§ **Instruction**: Search the material below for the word "chart" and copy every line in which it occurs.

§ **Record extracts**:
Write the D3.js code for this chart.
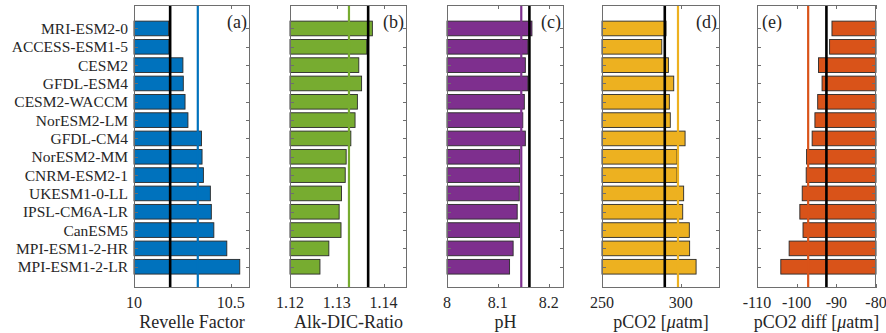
<!DOCTYPE html>
<html>
<head>
<meta charset="utf-8">
<script src="https://cdn.jsdelivr.net/npm/d3@7"></script>
<style>
  html, body { margin: 0; padding: 0; background: #fff; }
  svg { display: block; }
  text { font-family: "Liberation Serif", "Times New Roman", serif; fill: #262626; }
</style>
</head>
<body>
<svg id="chart" width="886" height="333"></svg>
<script>
// ---------------- DATA ----------------
const models = ["MRI-ESM2-0","ACCESS-ESM1-5","CESM2","GFDL-ESM4","CESM2-WACCM","NorESM2-LM",
  "GFDL-CM4","NorESM2-MM","CNRM-ESM2-1","UKESM1-0-LL","IPSL-CM6A-LR","CanESM5",
  "MPI-ESM1-2-HR","MPI-ESM1-2-LR"];

const revelle   = [10.179,10.181,10.253,10.255,10.264,10.279,10.349,10.352,10.359,10.395,10.400,10.413,10.480,10.547];
const alkDic    = [1.1376,1.1364,1.1347,1.1353,1.1344,1.1339,1.1330,1.1320,1.1318,1.1310,1.1305,1.1309,1.1283,1.1264];
const ph        = [8.167,8.159,8.154,8.159,8.152,8.149,8.154,8.143,8.143,8.142,8.138,8.143,8.130,8.123];
const pco2      = [290.7,288.0,292.2,295.6,292.8,293.4,302.8,297.7,297.7,301.9,301.3,305.5,305.7,309.8];
const pco2Diff  = [-91.1,-91.7,-94.5,-93.6,-94.7,-95.4,-96.1,-97.5,-97.6,-98.6,-99.2,-98.4,-101.9,-104.0];

// reference lines: black = observation, coloured = model mean
const obsLines  = [10.187, 1.1367, 8.162, 289.9, -92.5];
const meanLines = [10.330, 1.1326, 8.146, 298.3, -97.1];

const panelLetters = ["(a)","(b)","(c)","(d)","(e)"];
// axis labels as [before-mu, mu, after-mu] pieces
const axisLabels   = [["Revelle Factor","",""],["Alk-DIC-Ratio","",""],["pH","",""],
                      ["pCO2 [","\u03bc","atm]"],["pCO2 diff [","\u03bc","atm]"]];
const xDomains     = [[10,10.6],[1.12,1.145],[8,8.23],[250,325],[-110,-80]];
const xTickValues  = [[10,10.5],[1.12,1.13,1.14],[8,8.1,8.2],[250,300],[-110,-100,-90,-80]];
const xTickLabels  = [["10","10.5"],["1.12","1.13","1.14"],["8","8.1","8.2"],["250","300"],["-110","-100","-90","-80"]];
const colors       = ["#0072BD","#77AC30","#7E2F8E","#EDB120","#D95319"];
const seriesList   = [revelle, alkDic, ph, pco2, pco2Diff];

// ---------------- LAYOUT ----------------
const svg = d3.select("#chart");
const plotTop = 5, plotBottom = 288;
const panelX = [[134,250],[290,407],[447,564],[602,720],[757,876]];
const y = d3.scaleLinear().domain([-0.28, 15.16]).range([plotTop, plotBottom]);
const barH = y(0.8) - y(0);
const tickLen = 4;

seriesList.forEach((vals, p) => {
  const [x0, x1] = panelX[p];
  const x = d3.scaleLinear().domain(xDomains[p]).range([x0, x1]);
  const g = svg.append("g");
  const reversed = p === 4; // bars grow from the right edge

  // bars
  g.selectAll("rect.bar").data(vals).enter().append("rect")
    .attr("class","bar")
    .attr("x", d => reversed ? x(d) : x(xDomains[p][0]))
    .attr("width", d => reversed ? x(xDomains[p][1]) - x(d) : x(d) - x(xDomains[p][0]))
    .attr("y", (d,i) => y(i+1) - barH/2)
    .attr("height", barH)
    .attr("fill", colors[p])
    .attr("stroke", "#2a2a2a")
    .attr("stroke-width", 0.9);

  // reference lines
  g.append("line")
    .attr("x1", x(meanLines[p])).attr("x2", x(meanLines[p]))
    .attr("y1", plotTop).attr("y2", plotBottom)
    .attr("stroke", colors[p]).attr("stroke-width", 2.2);
  g.append("line")
    .attr("x1", x(obsLines[p])).attr("x2", x(obsLines[p]))
    .attr("y1", plotTop).attr("y2", plotBottom)
    .attr("stroke", "#000").attr("stroke-width", 2.6);

  // frame
  g.append("rect")
    .attr("x", x0 + 0.5).attr("y", plotTop + 0.5)
    .attr("width", x1 - x0 - 1).attr("height", plotBottom - plotTop - 1)
    .attr("fill", "none").attr("stroke", "#6e6e6e").attr("stroke-width", 1);

  // x ticks (bottom + top, inward)
  const xt = g.append("g").attr("stroke", "#6e6e6e").attr("stroke-width", 1);
  xTickValues[p].forEach(v => {
    const px = Math.round(x(v)) + 0.5;
    xt.append("line").attr("x1", px).attr("x2", px).attr("y1", plotBottom).attr("y2", plotBottom - tickLen);
    xt.append("line").attr("x1", px).attr("x2", px).attr("y1", plotTop).attr("y2", plotTop + tickLen);
  });
  // y ticks (left + right, inward)
  models.forEach((m, i) => {
    const py = Math.round(y(i+1)) + 0.5;
    xt.append("line").attr("x1", x0).attr("x2", x0 + tickLen).attr("y1", py).attr("y2", py);
    xt.append("line").attr("x1", x1).attr("x2", x1 - tickLen).attr("y1", py).attr("y2", py);
  });

  // x tick labels
  g.selectAll("text.xt").data(xTickValues[p]).enter().append("text")
    .attr("class","xt")
    .attr("x", d => x(d)).attr("y", 308)
    .attr("text-anchor","middle")
    .style("font-size","16px")
    .text((d,i) => xTickLabels[p][i]);

  // axis label
  const al = g.append("text")
    .attr("x", (x0 + x1)/2).attr("y", 328)
    .attr("text-anchor","middle")
    .style("font-size","18px");
  al.append("tspan").text(axisLabels[p][0]);
  if (axisLabels[p][1]) {
    al.append("tspan").style("font-style","italic").text(axisLabels[p][1]);
    al.append("tspan").text(axisLabels[p][2]);
  }

  // panel letter
  g.append("text")
    .attr("x", reversed ? x0 + 5 : x1 - 3)
    .attr("y", 28)
    .attr("text-anchor", reversed ? "start" : "end")
    .style("font-size","18px")
    .text(panelLetters[p]);

  // category labels on first panel
  if (p === 0) {
    g.selectAll("text.cat").data(models).enter().append("text")
      .attr("class","cat")
      .attr("x", x0 - 6)
      .attr("y", (d,i) => y(i+1))
      .attr("dy","0.35em")
      .attr("text-anchor","end")
      .style("font-size","15.5px")
      .text(d => d);
  }
});
</script>
</body>
</html>
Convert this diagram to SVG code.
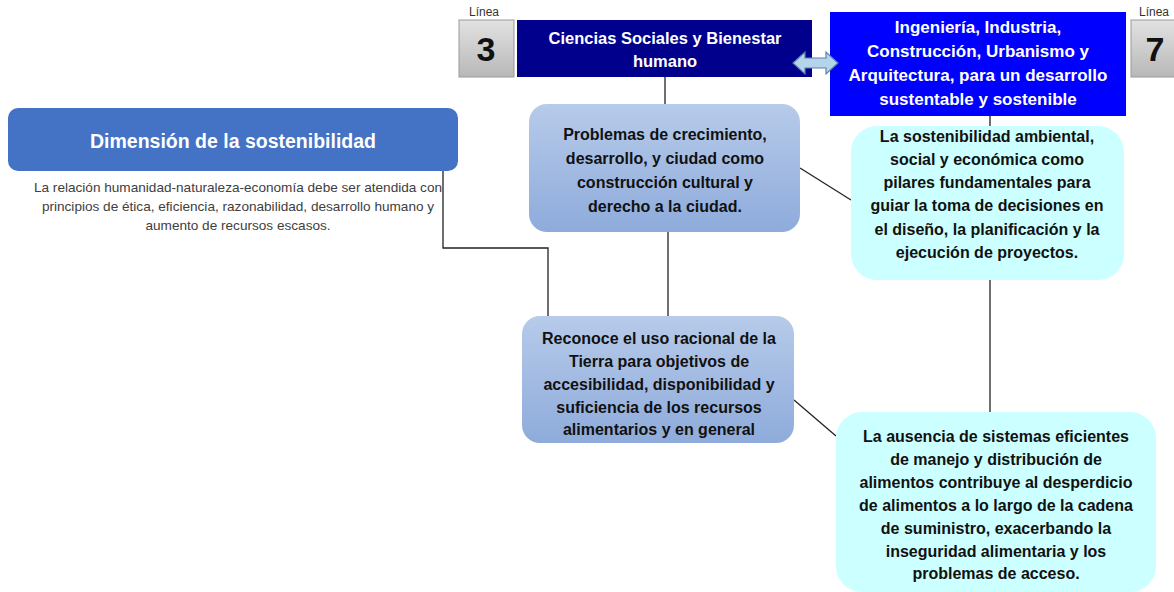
<svg xmlns="http://www.w3.org/2000/svg" width="1174" height="592" viewBox="0 0 1174 592">
<defs>
<linearGradient id="gBlue" x1="0" y1="0" x2="0" y2="1"><stop offset="0" stop-color="#B7CBEA"/><stop offset="1" stop-color="#8EABDB"/></linearGradient>
<linearGradient id="gGray" x1="0" y1="0" x2="0" y2="1"><stop offset="0" stop-color="#E2E2E2"/><stop offset="1" stop-color="#B8B8B8"/></linearGradient>
<style>
.t{font-family:"Liberation Sans",Arial,sans-serif;text-anchor:middle}
.w{fill:#fff;font-weight:bold;font-size:16.5px}
.w2{fill:#fff;font-weight:bold;font-size:17px}
.b{fill:#111;font-weight:bold;font-size:16px}
.d{fill:#404040;font-size:13.6px}
.ln{fill:#333;font-size:12px}
.num{fill:#111;font-weight:bold;font-size:34px}
.c{stroke:#222;stroke-width:1.3;fill:none}
</style>
</defs>
<rect width="1174" height="592" fill="#fff"/>
<g id="connectors">
<path class="c" d="M665 77V104"/>
<path class="c" d="M668 232V316"/>
<path class="c" d="M443 171V248H548V316"/>
<path class="c" d="M800 168L851 200"/>
<path class="c" d="M990 116V126"/>
<path class="c" d="M990 280V412"/>
<path class="c" d="M794 400L836 436"/>
</g>
<g id="linea3">
<text class="t ln" x="484" y="16">Línea</text>
<rect x="459" y="20" width="55" height="57" fill="url(#gGray)" stroke="#999" stroke-width="1"/>
<text class="t num" x="486" y="61">3</text>
</g>
<g id="ciencias">
<rect x="517" y="20" width="295" height="57" fill="#00008C"/>
<text class="t w" x="665" y="44">Ciencias Sociales y Bienestar</text>
<text class="t w" x="665" y="67">humano</text>
</g>
<g id="ingenieria">
<rect x="830" y="12" width="296" height="104" fill="#0000FF"/>
<text class="t w2" x="978" y="33">Ingeniería, Industria,</text>
<text class="t w2" x="978" y="57">Construcción, Urbanismo y</text>
<text class="t w2" x="978" y="81">Arquitectura, para un desarrollo</text>
<text class="t w2" x="978" y="105">sustentable y sostenible</text>
</g>
<g id="linea7">
<text class="t ln" x="1154" y="16">Línea</text>
<rect x="1131" y="20" width="50" height="57" fill="url(#gGray)" stroke="#999" stroke-width="1"/>
<text class="t num" x="1155" y="61">7</text>
</g>
<g id="dimension">
<rect x="8" y="108" width="450" height="63" rx="10" fill="#4472C4"/>
<text class="t" x="233" y="148" fill="#fff" font-weight="bold" font-size="19.5">Dimensión de la sostenibilidad</text>
<text class="t d" x="238" y="192">La relación humanidad-naturaleza-economía debe ser atendida con</text>
<text class="t d" x="238" y="211">principios de ética, eficiencia, razonabilidad, desarrollo humano y</text>
<text class="t d" x="238" y="230">aumento de recursos escasos.</text>
</g>
<g id="problemas">
<rect x="529" y="104" width="271" height="128" rx="18" fill="url(#gBlue)"/>
<text class="t b" x="665" y="140">Problemas de crecimiento,</text>
<text class="t b" x="665" y="164">desarrollo, y ciudad como</text>
<text class="t b" x="665" y="188">construcción cultural y</text>
<text class="t b" x="665" y="212">derecho a la ciudad.</text>
</g>
<g id="reconoce">
<rect x="522" y="316" width="272" height="127" rx="18" fill="url(#gBlue)"/>
<text class="t b" x="659" y="344">Reconoce el uso racional de la</text>
<text class="t b" x="659" y="367">Tierra para objetivos de</text>
<text class="t b" x="659" y="390">accesibilidad, disponibilidad y</text>
<text class="t b" x="659" y="413">suficiencia de los recursos</text>
<text class="t b" x="659" y="435">alimentarios y en general</text>
</g>
<g id="sostenibilidad">
<rect x="851" y="126" width="273" height="154" rx="26" fill="#CCFFFF"/>
<text class="t b" x="987" y="142">La sostenibilidad ambiental,</text>
<text class="t b" x="987" y="165">social y económica como</text>
<text class="t b" x="987" y="188">pilares fundamentales para</text>
<text class="t b" x="987" y="211">guiar la toma de decisiones en</text>
<text class="t b" x="987" y="235">el diseño, la planificación y la</text>
<text class="t b" x="987" y="258">ejecución de proyectos.</text>
</g>
<g id="ausencia">
<rect x="836" y="412" width="320" height="180" rx="26" fill="#CCFFFF"/>
<text class="t b" x="996" y="442">La ausencia de sistemas eficientes</text>
<text class="t b" x="996" y="465">de manejo y distribución de</text>
<text class="t b" x="996" y="488">alimentos contribuye al desperdicio</text>
<text class="t b" x="996" y="511">de alimentos a lo largo de la cadena</text>
<text class="t b" x="996" y="534">de suministro, exacerbando la</text>
<text class="t b" x="996" y="557">inseguridad alimentaria y los</text>
<text class="t b" x="996" y="579">problemas de acceso.</text>
</g>
<g id="double-arrow">
<path d="M793 63L805 52V58H826V52L838 63L826 74V68H805V74Z" fill="#B4D4EC" stroke="#5C7FA8" stroke-width="1.2"/>
</g>
</svg>
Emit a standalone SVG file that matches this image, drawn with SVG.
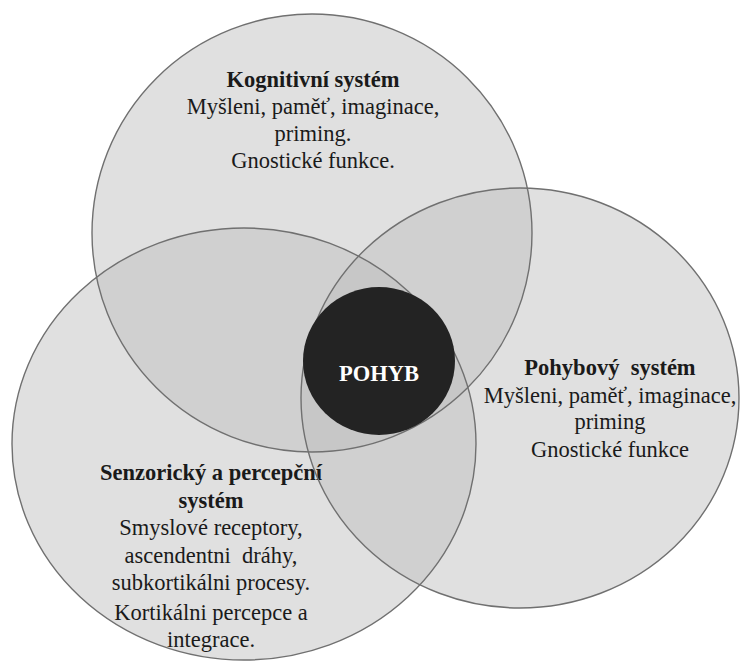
<svg xmlns="http://www.w3.org/2000/svg" width="741" height="664" viewBox="0 0 741 664">
<style>
.fillc { fill:#bfbfbf; fill-opacity:0.48; stroke:none; }
.outl { fill:none; stroke:#707070; stroke-width:1.4; }
text { font-family:'Liberation Serif','Times New Roman',serif; font-size:22.5px; fill:#1a1a1a; text-anchor:middle; }
.b { font-weight:bold; }
.w { fill:#ffffff; }
</style>
<rect width="741" height="664" fill="#ffffff"/>
<g id="kognitivni">
  <ellipse class="fillc" cx="312" cy="233" rx="220" ry="219"/>
  <text class="b" x="313" y="87">Kognitivní systém</text>
  <text x="313" y="114">Myšleni, paměť, imaginace,</text>
  <text x="313" y="141">priming.</text>
  <text x="313" y="168">Gnostické funkce.</text>
</g>
<g id="pohybovy">
  <ellipse class="fillc" cx="520" cy="398" rx="219" ry="210"/>
  <text class="b" x="610" y="375" xml:space="preserve">Pohybový  systém</text>
  <text x="610" y="403">Myšleni, paměť, imaginace,</text>
  <text x="610" y="429">priming</text>
  <text x="610" y="457">Gnostické funkce</text>
</g>
<g id="senzoricky">
  <ellipse class="fillc" cx="244" cy="444" rx="232" ry="216"/>
  <text class="b" x="211" y="480">Senzorický a percepční</text>
  <text class="b" x="211" y="508">systém</text>
  <text x="211" y="535">Smyslové receptory,</text>
  <text x="211" y="563" xml:space="preserve">ascendentni  dráhy,</text>
  <text x="211" y="590">subkortikálni procesy.</text>
  <text x="211" y="620">Kortikálni percepce a</text>
  <text x="211" y="647">integrace.</text>
</g>
<g id="connectors">
  <ellipse class="outl" cx="312" cy="233" rx="220" ry="219"/>
  <ellipse class="outl" cx="520" cy="398" rx="219" ry="210"/>
  <ellipse class="outl" cx="244" cy="444" rx="232" ry="216"/>
</g>
<g id="pohyb">
  <ellipse cx="379" cy="361" rx="76" ry="74" fill="#232323"/>
  <text class="b w" x="379" y="381">POHYB</text>
</g>
</svg>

§ **Correct response**:
Write the D3.js code for this chart.
<svg id="chart" width="886" height="333"></svg>
const svg = d3.select("#chart");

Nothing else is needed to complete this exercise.